• [Requirements]: Give back, word for word, only the lines from the opening of the records through the one with "fill=arblue, minimum width=3.98cm]". Pictures stay out.

• [Given information]:
##############################

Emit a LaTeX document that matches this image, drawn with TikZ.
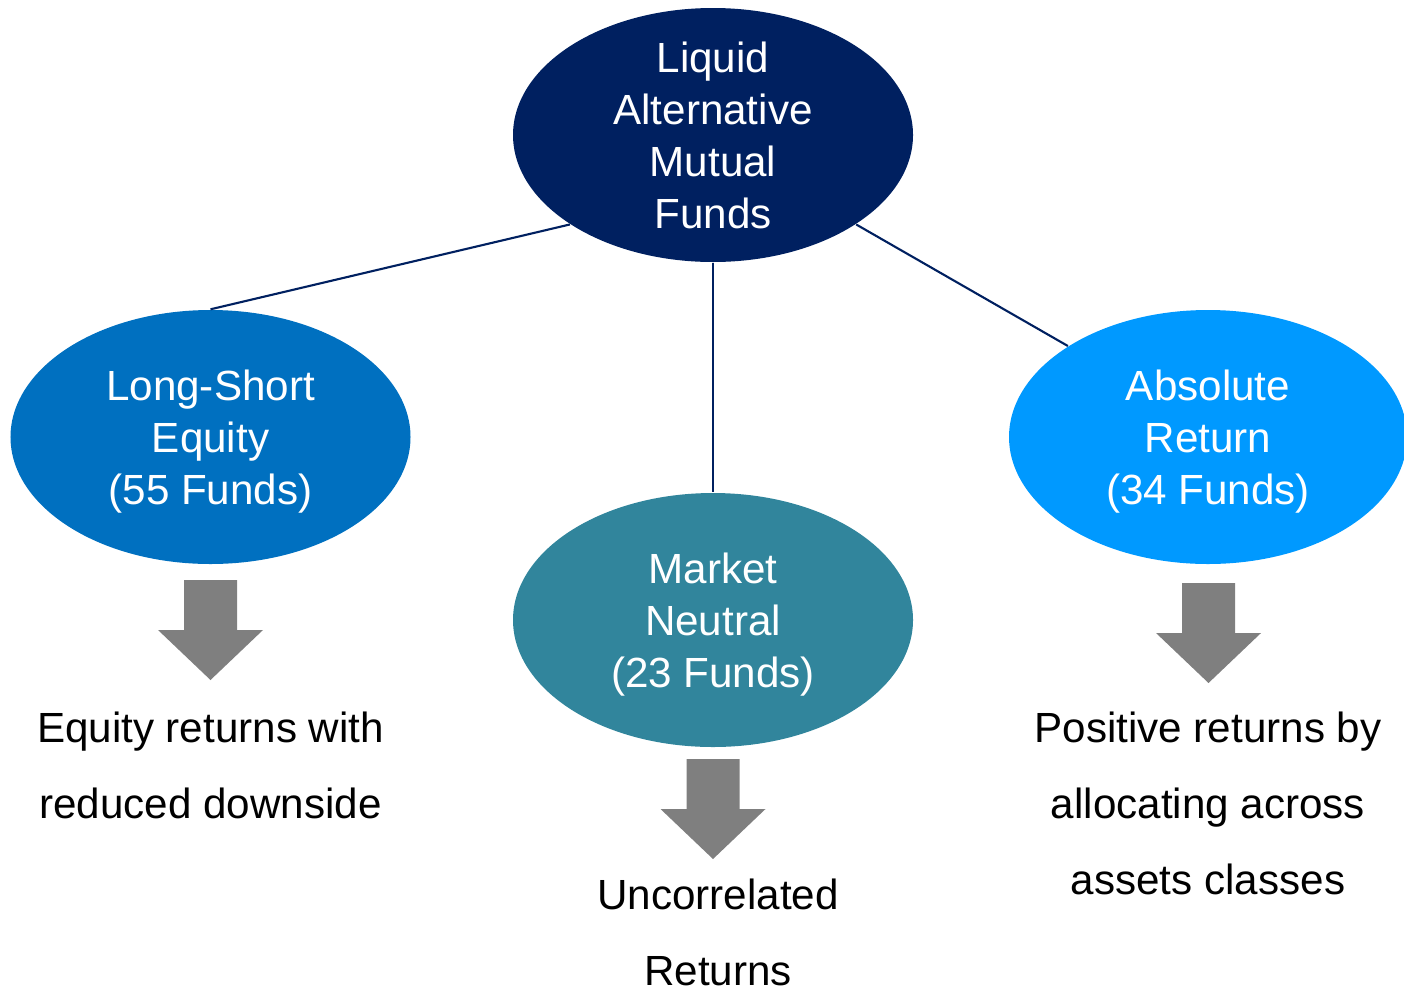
\documentclass[tikz,border=0pt]{standalone}
\usepackage{fontspec}
\setmainfont{Liberation Sans}
\usetikzlibrary{shapes.geometric}

\definecolor{navy}{HTML}{002060}
\definecolor{lsblue}{HTML}{0070C0}
\definecolor{mnteal}{HTML}{31859C}
\definecolor{arblue}{HTML}{0099FF}
\definecolor{arrowgray}{HTML}{7F7F7F}

\tikzset{
  fund/.style={ellipse, minimum width=4cm, minimum height=2.54cm, inner sep=0pt,
    text depth=0pt, text=white, align=center, font=\fontsize{12}{14.8}\selectfont},
  goal/.style={align=center, font=\fontsize{12}{21.6}\selectfont},
  link/.style={draw=navy, line width=0.6pt}
}

% block arrow pointing down, #1 = top centre
\newcommand{\grayarrow}[1]{%
  \fill[arrowgray] (#1) ++(-0.265,0) -- ++(0,-0.5) -- ++(-0.26,0) -- ++(0.525,-0.5)
    -- ++(0.525,0.5) -- ++(-0.26,0) -- ++(0,0.5) -- cycle;}

\begin{document}
\begin{tikzpicture}
    \useasboundingbox (0,0) rectangle (14.04,9.89);

    % the four ellipses
    \node[fund, fill=navy, inner ysep=-3pt] (top) at (7.13,8.54) {Liquid\\Alternative\\Mutual\\Funds};
    \node[fund, fill=lsblue] (lse) at (2.105,5.52) {Long-Short\\Equity\\(55 Funds)};
    \node[fund, fill=mnteal] (mn) at (7.13,3.69) {Market\\Neutral\\(23 Funds)};
    \node[fund, fill=arblue, minimum width=3.98cm] (ar) at (12.08,5.52) {Absolute\\Return\\(34 Funds)};

    \draw[link] (top.212) -- (lse.north);
    \draw[link] (top.south) -- (mn.north);
    \draw[link] (top.328) -- (ar.147);

    % outcome arrows
    \grayarrow{2.105,4.09}
    \grayarrow{7.13,2.30}
    \grayarrow{12.085,4.06}

    \node[goal] (lsgoal) at (2.105,2.24) {Equity returns with\\reduced downside};
    \node[goal] (mngoal) at (7.18,0.565) {Uncorrelated\\Returns};
    \node[goal] (argoal) at (12.08,1.86) {Positive returns by\\allocating across\\assets classes};
\end{tikzpicture}
\end{document}
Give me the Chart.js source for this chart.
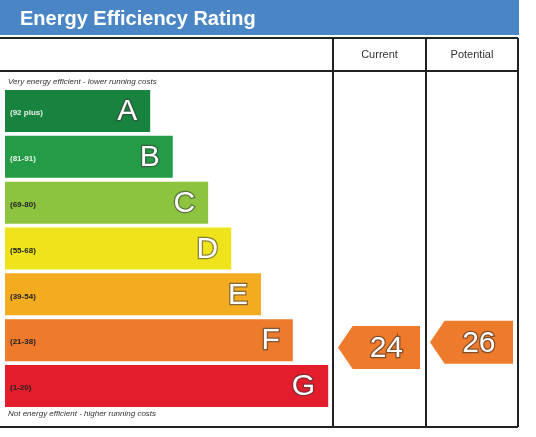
<!DOCTYPE html>
<html>
<head>
<meta charset="utf-8">
<script src="https://cdn.jsdelivr.net/npm/chart.js@4.4.1/dist/chart.umd.min.js"></script>
<style>
    html, body { margin: 0; padding: 0; background: #fff; }
    #wrap { width: 536px; height: 437px; position: relative; }
</style>
</head>
<body>
<div id="wrap"><canvas id="epcChart"></canvas></div>
<script>
const bandLetters = ["A", "B", "C", "D", "E", "F", "G"];
const bandRanges = ["(92 plus)", "(81-91)", "(69-80)", "(55-68)", "(39-54)", "(21-38)", "(1-20)"];
const bandLengths = [28.3, 32.7, 39.6, 44.1, 49.9, 56.1, 63.0];
const bandColors = ["#17833f", "#249b47", "#8cc33f", "#efe31c", "#f3ac20", "#ee7a2b", "#e31d2b"];
const rangeTextColors = ["#e8f3ea", "#e8f3ea", "#222", "#222", "#222", "#222", "#222"];
const currentRating = 24;
const potentialRating = 26;

const titleText = "Energy Efficiency Rating";
const topNote = "Very energy efficient - lower running costs";
const bottomNote = "Not energy efficient - higher running costs";

// table layout (pixels)
const colLines = [333, 426, 518];
const rowLines = [38, 71, 427];

const drawArrow = (ctx, left, right, cy, h, text) => {
    const tip = h * 0.34;
    ctx.save();
    ctx.beginPath();
    ctx.moveTo(left, cy);
    ctx.lineTo(left + tip, cy - h / 2);
    ctx.lineTo(right, cy - h / 2);
    ctx.lineTo(right, cy + h / 2);
    ctx.lineTo(left + tip, cy + h / 2);
    ctx.closePath();
    ctx.fillStyle = "#ee7b2c";
    ctx.fill();
    ctx.font = "30px 'Liberation Sans', Arial, sans-serif";
    ctx.textAlign = "center";
    ctx.textBaseline = "middle";
    ctx.lineWidth = 2.5;
    ctx.strokeStyle = "rgba(90,60,40,0.75)";
    const tx = (left + tip + right) / 2;
    ctx.strokeText(text, tx, cy + 1);
    ctx.fillStyle = "#fff";
    ctx.fillText(text, tx, cy + 1);
    ctx.restore();
};

const epcFrame = {
    id: "epcFrame",
    beforeDraw(chart) {
        const ctx = chart.ctx;
        ctx.save();
        // header bar
        ctx.fillStyle = "#4a85c6";
        ctx.fillRect(0, 0, 519, 35);
        ctx.fillStyle = "#fff";
        ctx.font = "bold 20px 'Liberation Sans', Arial, sans-serif";
        ctx.textBaseline = "alphabetic";
        ctx.fillText(titleText, 20, 25);

        // column headings
        ctx.fillStyle = "#333";
        ctx.font = "11px 'Liberation Sans', Arial, sans-serif";
        ctx.textAlign = "center";
        ctx.fillText("Current", (colLines[0] + colLines[1]) / 2, 58);
        ctx.fillText("Potential", (colLines[1] + colLines[2]) / 2, 58);

        // notes
        ctx.textAlign = "left";
        ctx.fillStyle = "#333";
        ctx.font = "italic 8px 'Liberation Sans', Arial, sans-serif";
        ctx.fillText(topNote, 8, 84);
        ctx.fillText(bottomNote, 8, 416);
        ctx.restore();
    },
    afterDatasetsDraw(chart) {
        const ctx = chart.ctx;
        const meta = chart.getDatasetMeta(0);
        ctx.save();
        meta.data.forEach((bar, i) => {
            // range label
            ctx.font = "bold 8px 'Liberation Sans', Arial, sans-serif";
            ctx.textAlign = "left";
            ctx.textBaseline = "middle";
            ctx.fillStyle = rangeTextColors[i];
            ctx.fillText(bandRanges[i], 10, bar.y + 2);
            // band letter
            ctx.font = "30px 'Liberation Sans', Arial, sans-serif";
            ctx.textAlign = "right";
            ctx.lineWidth = 2.5;
            ctx.strokeStyle = "rgba(60,60,60,0.6)";
            ctx.strokeText(bandLetters[i], bar.x - 13, bar.y + 1);
            ctx.fillStyle = "#fff";
            ctx.fillText(bandLetters[i], bar.x - 13, bar.y + 1);
        });

        // table lines
        ctx.strokeStyle = "#222";
        ctx.lineWidth = 2;
        ctx.beginPath();
        rowLines.forEach((y) => {
            ctx.moveTo(0, y);
            ctx.lineTo(colLines[2], y);
        });
        colLines.forEach((x) => {
            ctx.moveTo(x, rowLines[0]);
            ctx.lineTo(x, rowLines[2]);
        });
        ctx.stroke();

        // rating arrows
        const y2 = chart.scales.y2;
        drawArrow(ctx, colLines[0] + 5, colLines[1] - 6, y2.getPixelForValue(currentRating), 43, String(currentRating));
        drawArrow(ctx, colLines[1] + 4, colLines[2] - 5, y2.getPixelForValue(potentialRating), 43, String(potentialRating));
        ctx.restore();
    }
};

const ctx = document.getElementById("epcChart").getContext("2d");

const epcChart = new Chart(ctx, {
    type: "bar",
    data: {
        labels: bandLetters,
        datasets: [
            {
                label: "Band",
                data: bandLengths,
                backgroundColor: bandColors,
                borderWidth: 0,
                barPercentage: 0.916,
                categoryPercentage: 1
            }
        ]
    },
    options: {
        indexAxis: "y",
        responsive: true,
        maintainAspectRatio: false,
        animation: false,
        layout: {
            padding: { left: 5, right: 18, top: 88, bottom: 28 }
        },
        plugins: {
            legend: { display: false },
            tooltip: { enabled: false }
        },
        scales: {
            x: { type: "linear", min: 0, max: 100, display: false },
            y: { type: "category", display: false },
            y2: { type: "linear", min: 9, max: 116, display: false, position: "right" }
        }
    },
    plugins: [epcFrame]
});
</script>
</body>
</html>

##############################

• [Complete response]:
Emit a LaTeX document that matches this image, drawn with TikZ.
\documentclass[tikz,border=0pt]{standalone}
\usepackage{fontspec}
\setmainfont{Liberation Sans}
\usetikzlibrary{shapes.geometric}

\definecolor{navy}{HTML}{002060}
\definecolor{lsblue}{HTML}{0070C0}
\definecolor{mnteal}{HTML}{31859C}
\definecolor{arblue}{HTML}{0099FF}
\definecolor{arrowgray}{HTML}{7F7F7F}

\tikzset{
  fund/.style={ellipse, minimum width=4cm, minimum height=2.54cm, inner sep=0pt,
    text depth=0pt, text=white, align=center, font=\fontsize{12}{14.8}\selectfont},
  goal/.style={align=center, font=\fontsize{12}{21.6}\selectfont},
  link/.style={draw=navy, line width=0.6pt}
}

% block arrow pointing down, #1 = top centre
\newcommand{\grayarrow}[1]{%
  \fill[arrowgray] (#1) ++(-0.265,0) -- ++(0,-0.5) -- ++(-0.26,0) -- ++(0.525,-0.5)
    -- ++(0.525,0.5) -- ++(-0.26,0) -- ++(0,0.5) -- cycle;}

\begin{document}
\begin{tikzpicture}
    \useasboundingbox (0,0) rectangle (14.04,9.89);

    % the four ellipses
    \node[fund, fill=navy, inner ysep=-3pt] (top) at (7.13,8.54) {Liquid\\Alternative\\Mutual\\Funds};
    \node[fund, fill=lsblue] (lse) at (2.105,5.52) {Long-Short\\Equity\\(55 Funds)};
    \node[fund, fill=mnteal] (mn) at (7.13,3.69) {Market\\Neutral\\(23 Funds)};
    \node[fund, fill=arblue, minimum width=3.98cm] (ar) at (12.08,5.52) {Absolute\\Return\\(34 Funds)};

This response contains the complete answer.